**DIRECTION**
Each entry here needs to be set down again exactly, please; pictures are left out.

**MATERIAL PROVIDED**
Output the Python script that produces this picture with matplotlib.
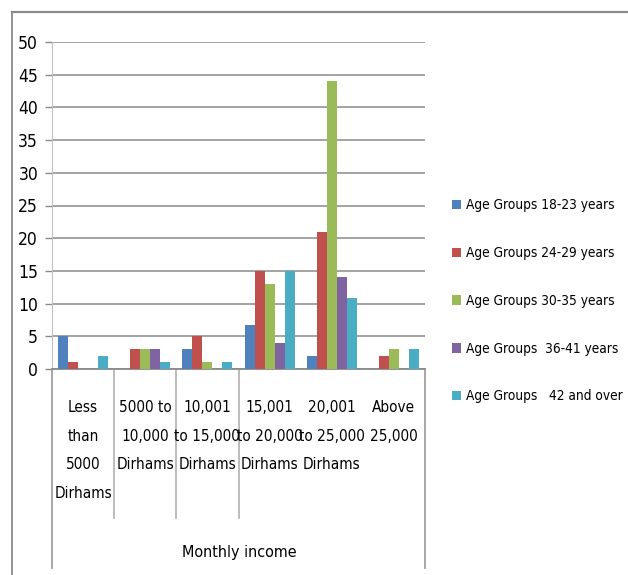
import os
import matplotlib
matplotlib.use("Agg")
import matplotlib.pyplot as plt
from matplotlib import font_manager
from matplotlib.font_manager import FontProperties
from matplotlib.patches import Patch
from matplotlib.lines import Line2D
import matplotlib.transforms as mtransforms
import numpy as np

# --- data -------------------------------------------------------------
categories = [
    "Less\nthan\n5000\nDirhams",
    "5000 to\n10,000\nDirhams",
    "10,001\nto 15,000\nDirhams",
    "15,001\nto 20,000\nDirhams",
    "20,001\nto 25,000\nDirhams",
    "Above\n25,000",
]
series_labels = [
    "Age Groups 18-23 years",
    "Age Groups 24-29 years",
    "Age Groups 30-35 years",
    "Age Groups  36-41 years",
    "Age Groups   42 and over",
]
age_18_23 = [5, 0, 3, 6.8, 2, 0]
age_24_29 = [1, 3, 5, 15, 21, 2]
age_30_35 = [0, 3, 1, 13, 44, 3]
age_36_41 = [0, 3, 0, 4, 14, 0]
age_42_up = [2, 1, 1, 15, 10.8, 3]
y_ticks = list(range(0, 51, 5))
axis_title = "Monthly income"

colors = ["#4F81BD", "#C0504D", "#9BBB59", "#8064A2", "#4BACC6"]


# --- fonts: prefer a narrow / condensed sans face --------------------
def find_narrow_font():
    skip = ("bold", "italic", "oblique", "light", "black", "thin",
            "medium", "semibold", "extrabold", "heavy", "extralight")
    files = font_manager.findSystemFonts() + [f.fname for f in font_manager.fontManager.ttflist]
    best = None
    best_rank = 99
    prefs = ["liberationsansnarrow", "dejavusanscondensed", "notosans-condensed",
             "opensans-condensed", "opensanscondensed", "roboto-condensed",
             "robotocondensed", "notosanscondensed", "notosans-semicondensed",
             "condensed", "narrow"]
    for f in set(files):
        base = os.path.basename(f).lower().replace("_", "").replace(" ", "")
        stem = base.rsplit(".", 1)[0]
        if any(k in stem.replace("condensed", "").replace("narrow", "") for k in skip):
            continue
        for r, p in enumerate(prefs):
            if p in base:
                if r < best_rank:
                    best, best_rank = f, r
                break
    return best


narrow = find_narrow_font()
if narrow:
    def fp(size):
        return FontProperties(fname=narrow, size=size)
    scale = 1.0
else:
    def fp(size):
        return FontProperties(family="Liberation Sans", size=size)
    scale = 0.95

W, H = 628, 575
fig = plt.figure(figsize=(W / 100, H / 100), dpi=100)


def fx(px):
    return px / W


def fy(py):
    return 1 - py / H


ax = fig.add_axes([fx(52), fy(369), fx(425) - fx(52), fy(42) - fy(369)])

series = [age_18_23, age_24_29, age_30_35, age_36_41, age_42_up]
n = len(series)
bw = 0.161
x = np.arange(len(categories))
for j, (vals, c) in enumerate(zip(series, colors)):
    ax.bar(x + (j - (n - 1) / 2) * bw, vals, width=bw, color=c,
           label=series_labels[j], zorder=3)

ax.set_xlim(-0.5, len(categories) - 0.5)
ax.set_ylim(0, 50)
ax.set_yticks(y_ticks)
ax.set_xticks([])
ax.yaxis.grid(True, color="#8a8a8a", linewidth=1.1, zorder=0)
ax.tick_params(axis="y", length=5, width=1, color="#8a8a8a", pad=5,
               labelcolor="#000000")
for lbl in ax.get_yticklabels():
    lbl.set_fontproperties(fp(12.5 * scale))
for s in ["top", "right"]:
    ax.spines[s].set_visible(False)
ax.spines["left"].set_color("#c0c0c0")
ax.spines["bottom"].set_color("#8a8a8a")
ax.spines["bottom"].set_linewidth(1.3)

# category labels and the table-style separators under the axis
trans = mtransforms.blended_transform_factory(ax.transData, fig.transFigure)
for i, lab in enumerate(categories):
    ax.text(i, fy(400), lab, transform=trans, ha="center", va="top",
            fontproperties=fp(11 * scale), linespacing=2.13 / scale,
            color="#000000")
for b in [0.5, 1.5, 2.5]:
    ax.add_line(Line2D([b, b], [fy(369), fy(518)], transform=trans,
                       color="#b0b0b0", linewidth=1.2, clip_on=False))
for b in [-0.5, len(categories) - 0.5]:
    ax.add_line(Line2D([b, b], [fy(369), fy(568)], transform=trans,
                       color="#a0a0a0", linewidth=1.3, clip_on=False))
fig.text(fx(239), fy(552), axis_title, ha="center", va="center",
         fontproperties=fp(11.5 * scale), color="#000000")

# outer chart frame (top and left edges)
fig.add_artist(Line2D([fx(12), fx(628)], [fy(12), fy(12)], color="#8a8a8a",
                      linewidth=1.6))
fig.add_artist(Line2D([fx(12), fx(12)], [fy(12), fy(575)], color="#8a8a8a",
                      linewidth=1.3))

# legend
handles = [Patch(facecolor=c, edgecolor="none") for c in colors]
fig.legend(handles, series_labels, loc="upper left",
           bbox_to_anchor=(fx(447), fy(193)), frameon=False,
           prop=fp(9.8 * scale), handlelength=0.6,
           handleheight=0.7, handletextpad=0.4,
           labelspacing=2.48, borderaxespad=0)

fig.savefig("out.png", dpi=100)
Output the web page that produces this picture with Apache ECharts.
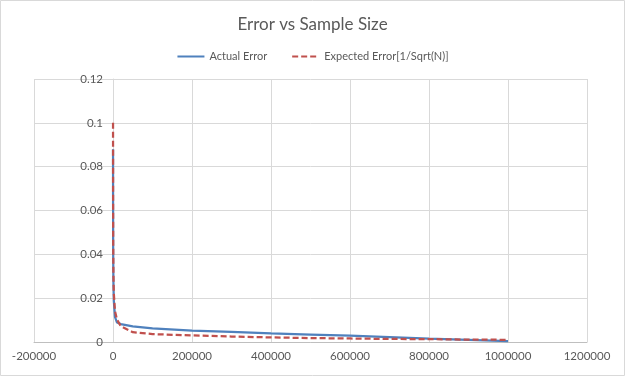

**REPLY**
Output the Python script that produces this picture with matplotlib.
import os
import matplotlib
matplotlib.use("Agg")
import matplotlib.pyplot as plt
from matplotlib import font_manager
from matplotlib.font_manager import FontProperties
from matplotlib.patches import Patch
from matplotlib.lines import Line2D
import matplotlib.transforms as mtransforms
import numpy as np

# --- data -------------------------------------------------------------
categories = [
    "Less\nthan\n5000\nDirhams",
    "5000 to\n10,000\nDirhams",
    "10,001\nto 15,000\nDirhams",
    "15,001\nto 20,000\nDirhams",
    "20,001\nto 25,000\nDirhams",
    "Above\n25,000",
]
series_labels = [
    "Age Groups 18-23 years",
    "Age Groups 24-29 years",
    "Age Groups 30-35 years",
    "Age Groups  36-41 years",
    "Age Groups   42 and over",
]
age_18_23 = [5, 0, 3, 6.8, 2, 0]
age_24_29 = [1, 3, 5, 15, 21, 2]
age_30_35 = [0, 3, 1, 13, 44, 3]
age_36_41 = [0, 3, 0, 4, 14, 0]
age_42_up = [2, 1, 1, 15, 10.8, 3]
y_ticks = list(range(0, 51, 5))
axis_title = "Monthly income"

colors = ["#4F81BD", "#C0504D", "#9BBB59", "#8064A2", "#4BACC6"]


# --- fonts: prefer a narrow / condensed sans face --------------------
def find_narrow_font():
    skip = ("bold", "italic", "oblique", "light", "black", "thin",
            "medium", "semibold", "extrabold", "heavy", "extralight")
    files = font_manager.findSystemFonts() + [f.fname for f in font_manager.fontManager.ttflist]
    best = None
    best_rank = 99
    prefs = ["liberationsansnarrow", "dejavusanscondensed", "notosans-condensed",
             "opensans-condensed", "opensanscondensed", "roboto-condensed",
             "robotocondensed", "notosanscondensed", "notosans-semicondensed",
             "condensed", "narrow"]
    for f in set(files):
        base = os.path.basename(f).lower().replace("_", "").replace(" ", "")
        stem = base.rsplit(".", 1)[0]
        if any(k in stem.replace("condensed", "").replace("narrow", "") for k in skip):
            continue
        for r, p in enumerate(prefs):
            if p in base:
                if r < best_rank:
                    best, best_rank = f, r
                break
    return best


narrow = find_narrow_font()
if narrow:
    def fp(size):
        return FontProperties(fname=narrow, size=size)
    scale = 1.0
else:
    def fp(size):
        return FontProperties(family="Liberation Sans", size=size)
    scale = 0.95

W, H = 628, 575
fig = plt.figure(figsize=(W / 100, H / 100), dpi=100)


def fx(px):
    return px / W


def fy(py):
    return 1 - py / H


ax = fig.add_axes([fx(52), fy(369), fx(425) - fx(52), fy(42) - fy(369)])

series = [age_18_23, age_24_29, age_30_35, age_36_41, age_42_up]
n = len(series)
bw = 0.161
x = np.arange(len(categories))
for j, (vals, c) in enumerate(zip(series, colors)):
    ax.bar(x + (j - (n - 1) / 2) * bw, vals, width=bw, color=c,
           label=series_labels[j], zorder=3)

ax.set_xlim(-0.5, len(categories) - 0.5)
ax.set_ylim(0, 50)
ax.set_yticks(y_ticks)
ax.set_xticks([])
ax.yaxis.grid(True, color="#8a8a8a", linewidth=1.1, zorder=0)
ax.tick_params(axis="y", length=5, width=1, color="#8a8a8a", pad=5,
               labelcolor="#000000")
for lbl in ax.get_yticklabels():
    lbl.set_fontproperties(fp(12.5 * scale))
for s in ["top", "right"]:
    ax.spines[s].set_visible(False)
ax.spines["left"].set_color("#c0c0c0")
ax.spines["bottom"].set_color("#8a8a8a")
ax.spines["bottom"].set_linewidth(1.3)

# category labels and the table-style separators under the axis
trans = mtransforms.blended_transform_factory(ax.transData, fig.transFigure)
for i, lab in enumerate(categories):
    ax.text(i, fy(400), lab, transform=trans, ha="center", va="top",
            fontproperties=fp(11 * scale), linespacing=2.13 / scale,
            color="#000000")
for b in [0.5, 1.5, 2.5]:
    ax.add_line(Line2D([b, b], [fy(369), fy(518)], transform=trans,
                       color="#b0b0b0", linewidth=1.2, clip_on=False))
for b in [-0.5, len(categories) - 0.5]:
    ax.add_line(Line2D([b, b], [fy(369), fy(568)], transform=trans,
                       color="#a0a0a0", linewidth=1.3, clip_on=False))
fig.text(fx(239), fy(552), axis_title, ha="center", va="center",
         fontproperties=fp(11.5 * scale), color="#000000")

# outer chart frame (top and left edges)
fig.add_artist(Line2D([fx(12), fx(628)], [fy(12), fy(12)], color="#8a8a8a",
                      linewidth=1.6))
fig.add_artist(Line2D([fx(12), fx(12)], [fy(12), fy(575)], color="#8a8a8a",
                      linewidth=1.3))

# legend
handles = [Patch(facecolor=c, edgecolor="none") for c in colors]
fig.legend(handles, series_labels, loc="upper left",
           bbox_to_anchor=(fx(447), fy(193)), frameon=False,
           prop=fp(9.8 * scale), handlelength=0.6,
           handleheight=0.7, handletextpad=0.4,
           labelspacing=2.48, borderaxespad=0)

fig.savefig("out.png", dpi=100)
Output the web page that produces this picture with Apache ECharts.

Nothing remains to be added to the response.